A Story Rooted in Place and Purpose
Graham’s journey begins in a Sunderland council estate, where a chip shop across the road first sparked his curiosity. Fast forward to today, he runs four locations in Durham, including one that pays architectural homage to his family’s mining past. His father worked six miles underground in a colliery, and Graham’s Seaham shop quietly functions as a tribute, doubling as a subtle mining museum.
“I didn’t need to do the shop for commercial reasons—I just wanted to give something back,” Graham explains. This grounded thinking—pairing personal meaning with business decisions—runs through the conversation.
The Making of Bells
Graham took over the original Bells shop in 1996, but his first foray into ownership came much earlier. He had no business background and blagged a car loan to buy his first leasehold takeaway at 20. The learning curve was steep, but the queues on day one proved he had something special.

And why keep the name “Bells”? “It was near the front of the phone book,” Graham chuckles—a nod to a time before Google rankings mattered. But behind the simplicity lies a shrewd understanding of brand value and community heritage.
Quiet Confidence and Customer Focus
What stands out most is Graham’s refusal to be loud about price hikes or operational changes. While some operators make a public fuss, Graham takes a different approach.
“We don’t shout about increases. When they’re here, they accept it,” he says. Instead, staff are briefed to explain the logic behind a price if asked, often tying it back to staff wages and building upkeep. It’s personable, transparent, and disarming.
He even offers a golden rule for pricing: “Never increase your prices and shrink the product at the same time.”
From Awards to Awareness
Though Bells recently swept up the National Fish & Chip Awards for Multi-Operator and Field to Frier, Graham quickly reminds listeners that success didn’t happen overnight. He first entered competitions in 2007–2008 but didn’t pursue them further until encouragement from a team member made him reconsider.

And while awards matter, he’s clear-eyed: “It doesn’t massively boost business when you’ve already got the markers. But it makes you review everything—which alone improves standards.”
Anchored in Resilience
Perhaps the most moving part of the episode is Graham’s candid reflection on personal tragedy. He and his wife Alison lost a son to stillbirth in 2000, a moment that reshaped their priorities and gave them a deeper form of resilience.
“You realise what matters,” Graham says. “Shops can close tomorrow, but you still have your family.”
This depth of perspective filters into how he trains staff supports succession planning with his daughter and builds shops that balance soul with functionality.
Practical Takeaways for Business Owners
For anyone running a fish and chip shop or hospitality business, this episode is rich with hard-won advice:
- Own the property if you can: Freehold gives you long-term control.
- Let the data guide your menu: Track every sale, review quarterly, and trim the dead weight.
- Stay visible, not noisy: You don’t need flashy marketing when the product and service speak for themselves.

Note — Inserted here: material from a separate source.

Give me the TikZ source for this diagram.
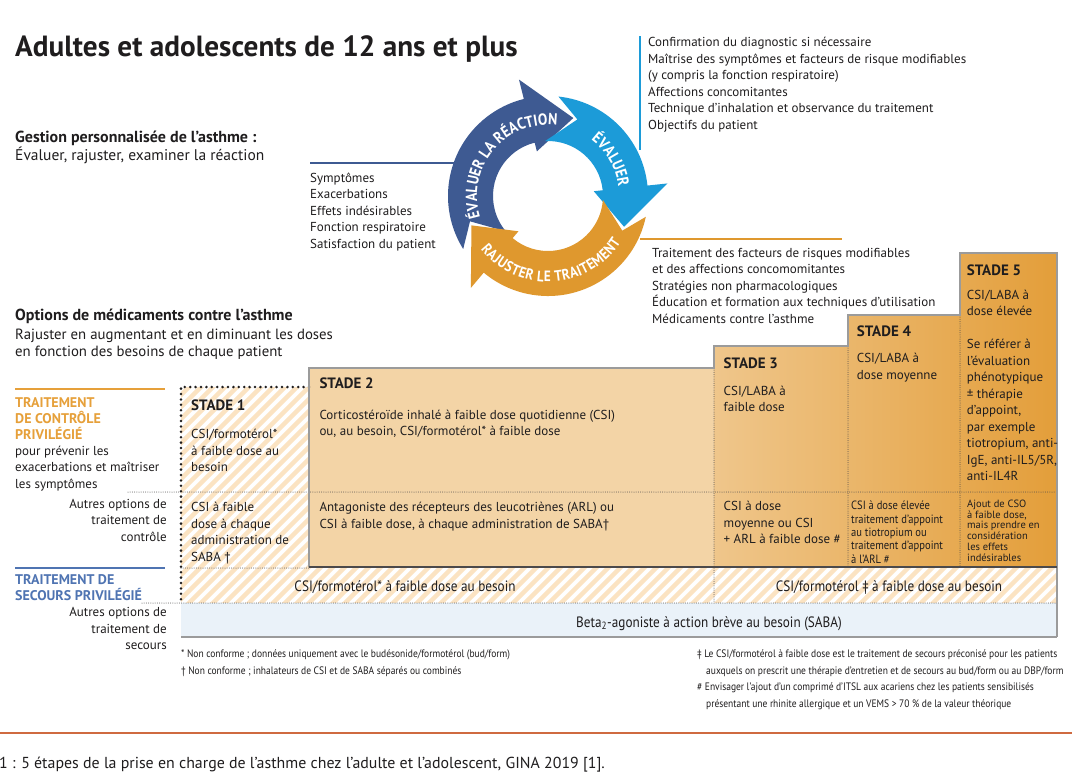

- Prepare like a pro: On Good Friday, they prepped 7,000 pieces of fish across four sites—and delivered.
Final Thoughts
Episode 211 is a standout because of its honesty. Graham doesn’t sugarcoat the tricky bits—he embraces them. He’s not chasing likes on social media or trending menu items. He’s building for the long haul, anchored in family, tradition, and sensible decisions.
This is the episode for you if you’re looking for inspiration that feels real—and not out of a business book.